8 Tips for Managing Sibling Conflict

It's perfectly normal for siblings to fight but regular conflict can make life miserable. Here are some top tips to help.

Most parents will understand the frustration of constant sibling battles, it's perfectly normal for siblings to argue but regular conflict can leave you feeling like you're living in a war zone. It's not great for anyone's mental health. Helping your kids to positively manage disagreements with their siblings not only makes for a calmer, happier life now, but also sets them up with skills that will benefit them in later life.

Kids who grow up knowing how to manage conflict positively are better at negotiating,
compromise and problem solving. These are skills that can benefit them in the workplace and in adult relationships and give them a better chance at a harmonious future.

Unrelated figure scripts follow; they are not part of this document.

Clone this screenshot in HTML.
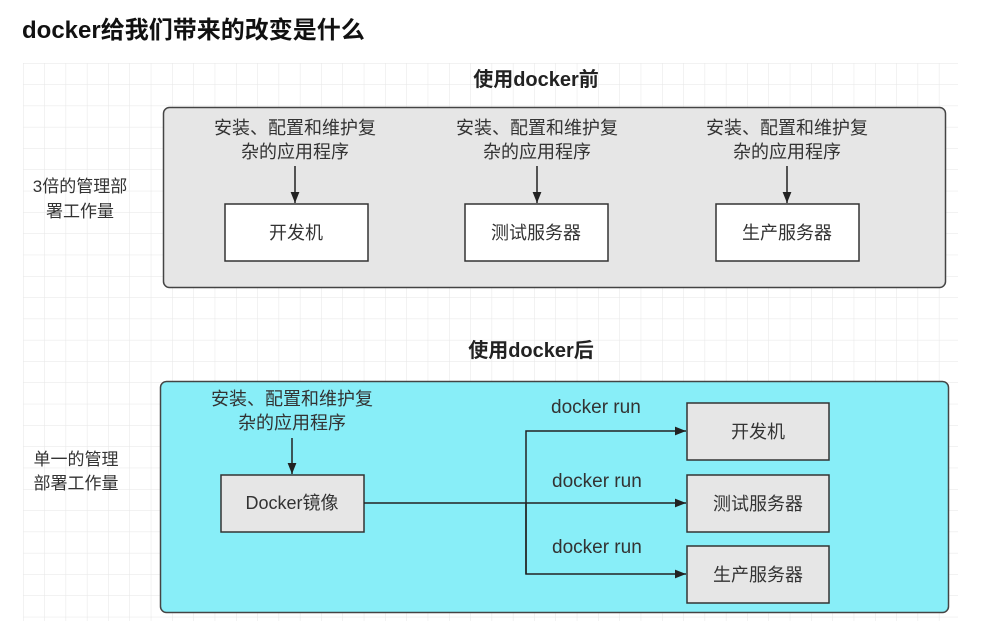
<!DOCTYPE html>
<html><head><meta charset="utf-8"><style>
html,body{margin:0;padding:0;background:#fff;}
svg{display:block;}
text{font-family:"Liberation Sans","Noto Sans CJK SC",sans-serif;}
</style></head><body>
<svg width="998" height="635" viewBox="0 0 998 635" xmlns="http://www.w3.org/2000/svg">
<defs>
<pattern id="g" x="23" y="63" width="21.3" height="21.3" patternUnits="userSpaceOnUse">
<path d="M0 0H21.3M0 0V21.3" stroke="#e6e6e6" stroke-width="1" fill="none"/>
</pattern>
<marker id="a" viewBox="0 0 10 10" refX="10" refY="5" markerWidth="11" markerHeight="11" orient="auto" markerUnits="userSpaceOnUse"><path d="M0 1L10 5L0 9z" fill="#222"/></marker>
</defs>
<rect x="0" y="0" width="998" height="635" fill="#fff"/>
<rect x="23" y="63" width="935" height="558" fill="url(#g)"/>
<text x="22" y="38" font-size="24" font-weight="bold" fill="#111">docker给我们带来的改变是什么</text>

<text x="536" y="86" font-size="20" font-weight="bold" fill="#222" text-anchor="middle">使用docker前</text>
<rect x="163.5" y="107.5" width="782" height="180" rx="6" fill="#e6e6e6" stroke="#444" stroke-width="1.5"/>
<text x="80" y="192" font-size="17" fill="#333" text-anchor="middle">3倍的管理部</text>
<text x="80" y="217" font-size="17" fill="#333" text-anchor="middle">署工作量</text>
<g font-size="18" fill="#333" text-anchor="middle">
<text x="295" y="134">安装、配置和维护复</text><text x="295" y="158">杂的应用程序</text>
<text x="537" y="134">安装、配置和维护复</text><text x="537" y="158">杂的应用程序</text>
<text x="787" y="134">安装、配置和维护复</text><text x="787" y="158">杂的应用程序</text>
</g>
<g stroke="#222" stroke-width="1.5">
<line x1="295" y1="166" x2="295" y2="203" marker-end="url(#a)"/>
<line x1="537" y1="166" x2="537" y2="203" marker-end="url(#a)"/>
<line x1="787" y1="166" x2="787" y2="203" marker-end="url(#a)"/>
</g>
<g fill="#fff" stroke="#333" stroke-width="1.5">
<rect x="225" y="204" width="143" height="57"/>
<rect x="465" y="204" width="143" height="57"/>
<rect x="716" y="204" width="143" height="57"/>
</g>
<g font-size="18" fill="#333" text-anchor="middle">
<text x="296" y="239">开发机</text>
<text x="536" y="239">测试服务器</text>
<text x="787" y="239">生产服务器</text>
</g>

<text x="531" y="357" font-size="20" font-weight="bold" fill="#222" text-anchor="middle">使用docker后</text>
<rect x="160.5" y="381.5" width="788" height="231" rx="6" fill="#88eef8" stroke="#444" stroke-width="1.5"/>
<text x="76" y="465" font-size="17" fill="#333" text-anchor="middle">单一的管理</text>
<text x="76" y="489" font-size="17" fill="#333" text-anchor="middle">部署工作量</text>
<text x="292" y="405" font-size="18" fill="#333" text-anchor="middle">安装、配置和维护复</text>
<text x="292" y="429" font-size="18" fill="#333" text-anchor="middle">杂的应用程序</text>
<line x1="292" y1="438" x2="292" y2="474" stroke="#222" stroke-width="1.5" marker-end="url(#a)"/>
<rect x="221" y="475" width="143" height="57" fill="#e6e6e6" stroke="#333" stroke-width="1.5"/>
<text x="292" y="509" font-size="18" fill="#333" text-anchor="middle">Docker镜像</text>
<g stroke="#222" stroke-width="1.5" fill="none">
<line x1="364" y1="503" x2="686" y2="503" marker-end="url(#a)"/>
<path d="M526 574V431H686" marker-end="url(#a)"/>
<path d="M526 503V574H686" marker-end="url(#a)"/>
</g>
<g font-size="19" fill="#333">
<text x="551" y="413">docker run</text>
<text x="552" y="487">docker run</text>
<text x="552" y="553">docker run</text>
</g>
<g fill="#e6e6e6" stroke="#333" stroke-width="1.5">
<rect x="687" y="403" width="142" height="57"/>
<rect x="687" y="475" width="142" height="57"/>
<rect x="687" y="546" width="142" height="57"/>
</g>
<g font-size="18" fill="#333" text-anchor="middle">
<text x="758" y="438">开发机</text>
<text x="758" y="510">测试服务器</text>
<text x="758" y="581">生产服务器</text>
</g>
</svg>
</body></html>
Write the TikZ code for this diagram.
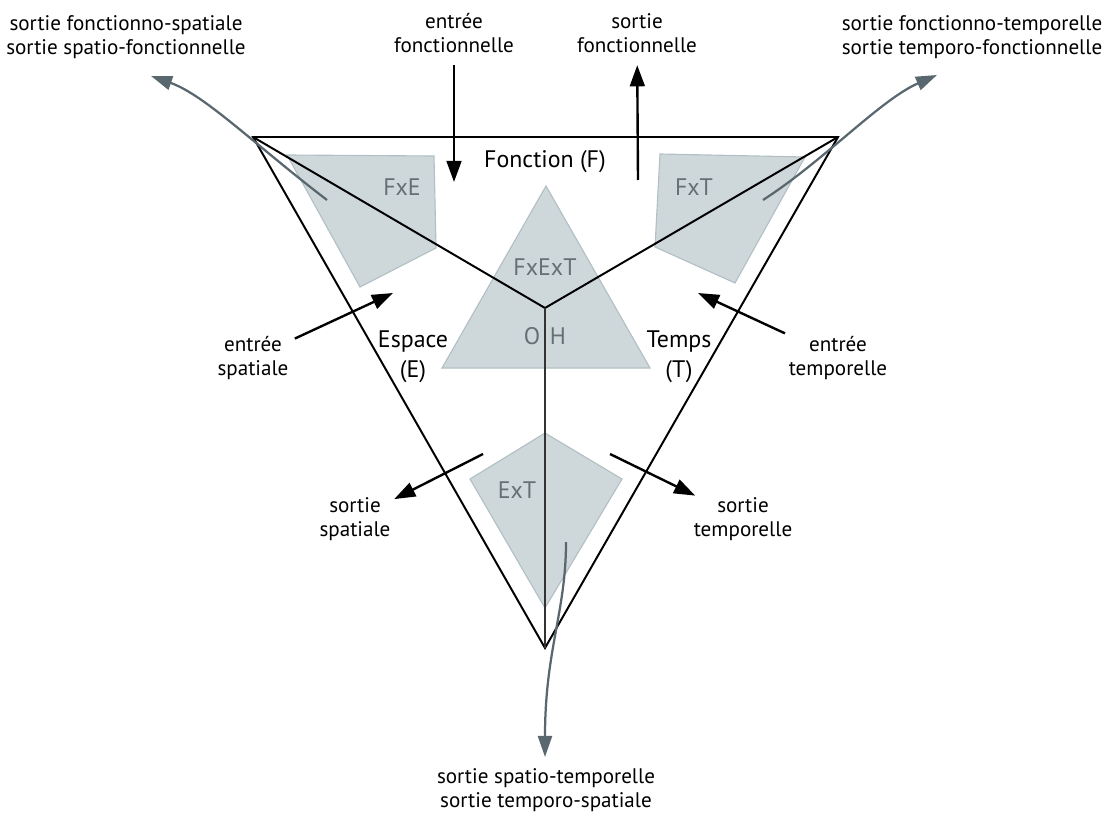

As a parent, how do you help your kids to develop these skills?

Here are my top tips:

  1. Talk about sibling harmony as important to the whole family. Build a team feeling and talk about how any disagreements can impact on the whole team and make it harder to do the fun stuff. Do some activities together as a family that everyone can join in and bond to build the team feel. 
  2. It's important to let kids try to resolve their conflicts but there needs to be a clear time for you to step in. If things are escalating and it looks like someone will get hurt, or behaviour becomes unacceptable, then step in and diffuse the situation by asking them to take some time out to calm down. It's important at this point not to join the escalation by shouting at the kids to calm down. Give them some time to calm down and think more clearly before talking to them about it.
  3. Once calm, listen to each of them. I mean, really listen. Don't offer any solutions or opinions, just listen without judgement. Use empathy statements like " that sounds really hard " or " it sounds like you were really frustrated ". Instead of giving advice and telling them what they should do next time try asking some key questions like " How do you think she was feeling?" and "how does it make you feel when she does that to you?" Asking questions encourages reflection and critical thinking. It also promotes empathy for each other and when practiced consistently can help them to put themselves in each other's shoes and regulate their actions more easily.
  4. Speak openly about your own experiences. Talk about how you and your siblings used to fight and reflect on your relationship now if this is appropriate. It's important to normalise conflict in relationships. All relationships have ups and downs and they need to understand that this is normal and nothing to be worried about. It's also okay to get angry or frustrated sometimes. But, it's also important for them to know what appropriate behaviour is in these situations.
  5. Negotiate boundaries and rules. This can be done individually or together as appropriate but the ultimate goal is to have some discussion and come to an agreement together about what is acceptable and what is not. Ask the kids to write 2 lists - what is acceptable in these situations and what is not acceptable. Also discuss how they feel when these behaviours occur and what the outcome is. This helps them to understand the impact of their actions on others. Once you have 2 agreed lists discuss what would be a suitable reward if you observe them behaving in a way outlined on the acceptable list. Also discuss, what consequences they think would be appropriate if they behaved in an unacceptable manner. Rewards and consequences need to be proportionate, clear and consistent to be effective. Once this is all agreed, be clear that it is their choice how they behave and they are in control of what happens next.
  6. Encourage kids to identify the problem rather than being personal about each other. Kids will often say things like " I hate you" or "you're stupid"  which can be very hurtful and they rarely mean it so is often followed by feeling guilty. Encourage them to identify the behaviour they don't like. For example, "I don't like it when you call me names because it makes me feel sad". 
  7. Ask the kids to suggest some solutions about how to resolve conflicts. They feel more in control and are more likely to invest in making changes when they have come up with their own ideas rather than having instructions forced upon them. 
  8. Model good problem solving and conflict resolution skills. Kids will undoubtedly witness you and your friends or partner having some kind of disagreement at some point. Or you may disagree with them sometimes. It's important that you show them how to behave appropriately and how to manage this productively and positively. They will learn from you and your behaviour in these situations. If your response to someone not doing something is to shout or to storm off or to shut down, that's what they will learn is the right and normal way to deal with things. There is no judgement here, we can all lose it at times. But, remember these situations are all learning opportunities. So even if you don't feel you handle things well, you can still talk to them about it and make suggestions on how you could have handled it better and go on the journey to conflict resolution together.

When you are putting these strategies into practice it is important that you check in from time to time and spend some time reflecting with the kids on how things are going. When you observe a situation give praise if they are making good choices to let them know you have recognised their behaviour. This makes them more likely to repeat it. 

If they continue to struggle, spend some time talking to them about what happened and ask them what they could do differently next time.

It's important for all involved to recognise that we all have free will. We cannot control the behaviour of other people and force them to act in a way that we want, they have total control and power to choose their own actions. What we can control is how we respond.